* Exercise requirements *
Begin with the first line of the material and write out each line exactly, ending with the line that contains "league2 = [325020, 183866, 338452, 227686]". Pictures are not part of the copy.
start Records to process
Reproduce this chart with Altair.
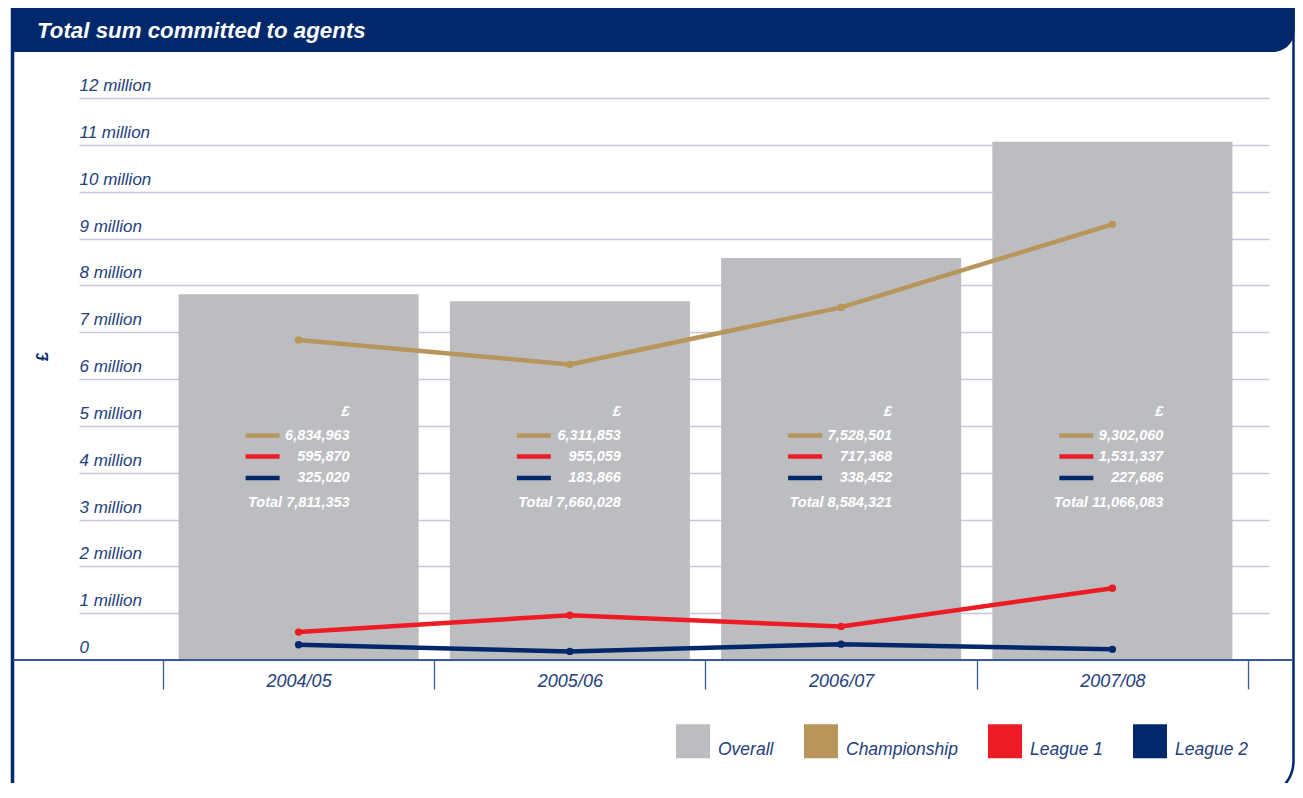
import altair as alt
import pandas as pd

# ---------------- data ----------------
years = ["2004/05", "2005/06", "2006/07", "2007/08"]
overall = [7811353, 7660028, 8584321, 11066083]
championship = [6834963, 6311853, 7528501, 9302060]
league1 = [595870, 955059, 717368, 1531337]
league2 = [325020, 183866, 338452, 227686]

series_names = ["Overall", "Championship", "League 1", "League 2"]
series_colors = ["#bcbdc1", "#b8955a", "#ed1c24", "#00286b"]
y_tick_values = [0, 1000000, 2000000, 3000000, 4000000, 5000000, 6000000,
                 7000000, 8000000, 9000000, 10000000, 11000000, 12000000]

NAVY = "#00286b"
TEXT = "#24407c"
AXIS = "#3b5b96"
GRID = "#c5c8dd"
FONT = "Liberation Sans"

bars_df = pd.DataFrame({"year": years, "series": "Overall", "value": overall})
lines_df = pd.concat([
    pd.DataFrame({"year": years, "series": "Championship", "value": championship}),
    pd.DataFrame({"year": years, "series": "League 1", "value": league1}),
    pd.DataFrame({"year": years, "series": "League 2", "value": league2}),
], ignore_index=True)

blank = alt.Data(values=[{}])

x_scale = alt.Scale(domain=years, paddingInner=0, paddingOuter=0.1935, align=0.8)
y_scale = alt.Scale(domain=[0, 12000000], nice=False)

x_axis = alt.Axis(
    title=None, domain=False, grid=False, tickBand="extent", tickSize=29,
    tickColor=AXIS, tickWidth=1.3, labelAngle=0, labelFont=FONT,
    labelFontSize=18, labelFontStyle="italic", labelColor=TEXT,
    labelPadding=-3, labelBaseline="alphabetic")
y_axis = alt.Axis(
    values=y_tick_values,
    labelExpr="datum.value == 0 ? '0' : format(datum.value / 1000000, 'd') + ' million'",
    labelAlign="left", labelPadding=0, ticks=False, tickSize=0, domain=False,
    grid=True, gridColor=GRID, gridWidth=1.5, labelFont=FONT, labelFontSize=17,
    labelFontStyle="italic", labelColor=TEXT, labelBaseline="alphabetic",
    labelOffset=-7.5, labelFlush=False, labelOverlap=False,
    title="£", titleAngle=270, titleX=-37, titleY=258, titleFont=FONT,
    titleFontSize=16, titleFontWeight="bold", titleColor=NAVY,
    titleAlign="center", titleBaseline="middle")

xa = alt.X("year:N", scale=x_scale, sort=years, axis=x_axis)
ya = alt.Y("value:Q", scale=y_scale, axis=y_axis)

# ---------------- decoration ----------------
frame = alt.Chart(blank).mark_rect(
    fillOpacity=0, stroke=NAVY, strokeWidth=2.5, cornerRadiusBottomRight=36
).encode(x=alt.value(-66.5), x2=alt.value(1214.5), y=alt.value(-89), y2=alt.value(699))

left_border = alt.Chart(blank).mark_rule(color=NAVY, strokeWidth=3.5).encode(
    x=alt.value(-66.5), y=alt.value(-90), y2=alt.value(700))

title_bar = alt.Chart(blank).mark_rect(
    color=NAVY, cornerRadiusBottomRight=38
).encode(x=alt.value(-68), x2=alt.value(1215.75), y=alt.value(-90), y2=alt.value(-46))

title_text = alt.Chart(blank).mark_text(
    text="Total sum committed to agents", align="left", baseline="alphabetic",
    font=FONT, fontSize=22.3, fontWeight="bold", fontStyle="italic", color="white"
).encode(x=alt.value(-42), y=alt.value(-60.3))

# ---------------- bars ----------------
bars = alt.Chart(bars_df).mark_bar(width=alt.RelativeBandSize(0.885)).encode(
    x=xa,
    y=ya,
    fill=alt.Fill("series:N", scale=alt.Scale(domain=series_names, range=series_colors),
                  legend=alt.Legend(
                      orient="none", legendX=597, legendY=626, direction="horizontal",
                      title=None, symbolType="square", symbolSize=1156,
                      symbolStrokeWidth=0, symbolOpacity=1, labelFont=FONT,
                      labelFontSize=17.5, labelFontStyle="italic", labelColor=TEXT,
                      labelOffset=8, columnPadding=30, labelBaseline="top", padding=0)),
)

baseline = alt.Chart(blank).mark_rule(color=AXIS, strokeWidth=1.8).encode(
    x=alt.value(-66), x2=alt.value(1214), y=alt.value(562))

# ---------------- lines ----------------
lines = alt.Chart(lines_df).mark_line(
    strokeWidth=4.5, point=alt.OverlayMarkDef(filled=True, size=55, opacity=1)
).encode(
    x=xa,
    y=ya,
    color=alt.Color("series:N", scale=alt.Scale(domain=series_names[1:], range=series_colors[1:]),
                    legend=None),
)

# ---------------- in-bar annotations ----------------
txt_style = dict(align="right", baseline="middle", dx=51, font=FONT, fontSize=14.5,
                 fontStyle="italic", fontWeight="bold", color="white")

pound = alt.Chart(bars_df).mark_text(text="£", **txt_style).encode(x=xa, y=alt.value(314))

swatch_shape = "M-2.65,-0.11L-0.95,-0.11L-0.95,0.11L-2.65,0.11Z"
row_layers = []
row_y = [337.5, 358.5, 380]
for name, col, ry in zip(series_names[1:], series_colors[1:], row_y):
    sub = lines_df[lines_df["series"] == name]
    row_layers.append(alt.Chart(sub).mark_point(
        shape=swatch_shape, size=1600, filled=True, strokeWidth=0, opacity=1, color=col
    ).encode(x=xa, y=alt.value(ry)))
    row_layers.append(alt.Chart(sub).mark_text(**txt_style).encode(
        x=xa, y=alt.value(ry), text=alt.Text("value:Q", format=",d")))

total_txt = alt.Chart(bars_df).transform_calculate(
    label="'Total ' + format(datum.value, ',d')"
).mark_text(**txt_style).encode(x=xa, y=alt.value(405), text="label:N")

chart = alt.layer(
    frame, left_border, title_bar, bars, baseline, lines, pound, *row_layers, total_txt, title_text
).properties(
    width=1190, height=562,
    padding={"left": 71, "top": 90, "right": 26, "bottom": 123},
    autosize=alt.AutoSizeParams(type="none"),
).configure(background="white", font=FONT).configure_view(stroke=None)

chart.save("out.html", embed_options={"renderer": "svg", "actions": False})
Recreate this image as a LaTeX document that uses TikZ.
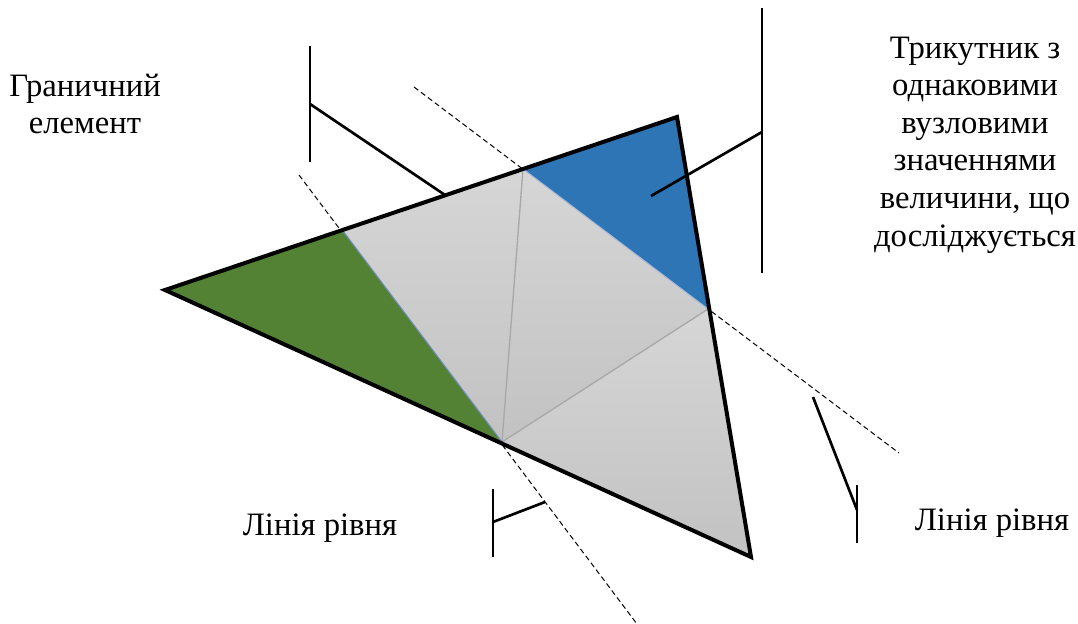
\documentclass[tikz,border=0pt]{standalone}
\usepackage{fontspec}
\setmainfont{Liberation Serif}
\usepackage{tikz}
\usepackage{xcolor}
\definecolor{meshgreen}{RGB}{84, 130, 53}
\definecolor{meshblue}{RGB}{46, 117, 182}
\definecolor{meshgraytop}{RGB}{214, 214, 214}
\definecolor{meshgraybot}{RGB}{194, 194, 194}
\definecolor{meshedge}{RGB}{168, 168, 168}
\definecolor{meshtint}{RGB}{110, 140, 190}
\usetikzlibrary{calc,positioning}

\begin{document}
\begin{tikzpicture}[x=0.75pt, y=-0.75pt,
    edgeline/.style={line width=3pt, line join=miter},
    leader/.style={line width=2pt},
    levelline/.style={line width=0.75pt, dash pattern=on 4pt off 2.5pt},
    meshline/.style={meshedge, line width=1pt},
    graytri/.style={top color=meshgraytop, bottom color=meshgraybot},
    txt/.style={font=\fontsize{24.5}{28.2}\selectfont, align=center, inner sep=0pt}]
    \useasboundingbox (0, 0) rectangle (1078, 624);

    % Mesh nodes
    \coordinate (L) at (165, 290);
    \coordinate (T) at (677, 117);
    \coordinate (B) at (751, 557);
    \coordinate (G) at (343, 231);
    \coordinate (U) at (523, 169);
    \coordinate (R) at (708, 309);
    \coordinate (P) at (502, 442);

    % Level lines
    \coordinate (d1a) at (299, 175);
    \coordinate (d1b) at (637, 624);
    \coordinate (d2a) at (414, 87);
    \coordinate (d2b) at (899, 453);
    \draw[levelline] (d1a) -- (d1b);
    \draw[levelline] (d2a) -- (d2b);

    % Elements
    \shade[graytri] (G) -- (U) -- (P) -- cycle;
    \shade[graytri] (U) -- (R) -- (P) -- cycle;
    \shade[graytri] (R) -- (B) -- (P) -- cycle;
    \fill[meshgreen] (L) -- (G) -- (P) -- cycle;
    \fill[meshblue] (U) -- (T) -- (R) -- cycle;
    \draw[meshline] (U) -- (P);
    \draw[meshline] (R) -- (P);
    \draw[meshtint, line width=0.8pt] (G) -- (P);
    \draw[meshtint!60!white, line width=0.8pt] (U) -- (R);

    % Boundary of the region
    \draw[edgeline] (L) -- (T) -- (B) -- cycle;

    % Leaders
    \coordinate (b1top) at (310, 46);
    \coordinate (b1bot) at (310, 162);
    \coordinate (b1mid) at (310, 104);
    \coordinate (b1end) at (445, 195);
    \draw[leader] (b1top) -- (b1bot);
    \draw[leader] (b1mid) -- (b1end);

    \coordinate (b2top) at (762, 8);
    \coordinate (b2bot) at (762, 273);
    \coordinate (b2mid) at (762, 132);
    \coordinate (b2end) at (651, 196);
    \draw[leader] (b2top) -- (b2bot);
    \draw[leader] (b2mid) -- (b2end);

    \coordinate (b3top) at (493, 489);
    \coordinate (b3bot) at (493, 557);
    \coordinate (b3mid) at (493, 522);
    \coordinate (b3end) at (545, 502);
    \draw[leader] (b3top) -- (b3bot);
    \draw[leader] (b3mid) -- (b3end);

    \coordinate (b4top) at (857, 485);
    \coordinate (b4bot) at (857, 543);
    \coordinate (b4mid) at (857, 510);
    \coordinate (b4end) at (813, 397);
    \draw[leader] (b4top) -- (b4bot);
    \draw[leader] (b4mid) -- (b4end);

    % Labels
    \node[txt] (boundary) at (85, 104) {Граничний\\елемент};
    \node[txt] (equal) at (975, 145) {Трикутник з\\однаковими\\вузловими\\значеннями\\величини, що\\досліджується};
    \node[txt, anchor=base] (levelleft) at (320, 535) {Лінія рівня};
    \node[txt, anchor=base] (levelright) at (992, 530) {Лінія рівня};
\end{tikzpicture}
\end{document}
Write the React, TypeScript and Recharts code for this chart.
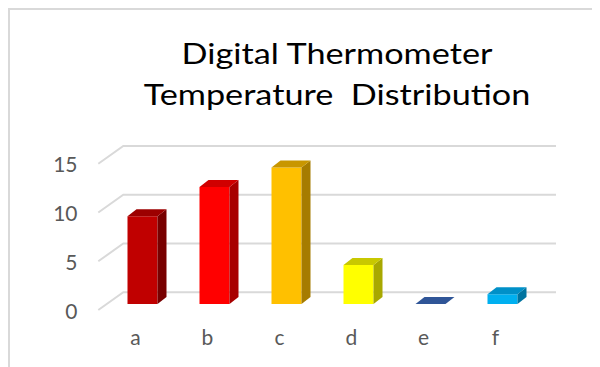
end Records to process
* Solution to the problem *
Reproduce this chart with Altair.
import altair as alt
import pandas as pd

# ---------------- data ----------------
years = ["2004/05", "2005/06", "2006/07", "2007/08"]
overall = [7811353, 7660028, 8584321, 11066083]
championship = [6834963, 6311853, 7528501, 9302060]
league1 = [595870, 955059, 717368, 1531337]
league2 = [325020, 183866, 338452, 227686]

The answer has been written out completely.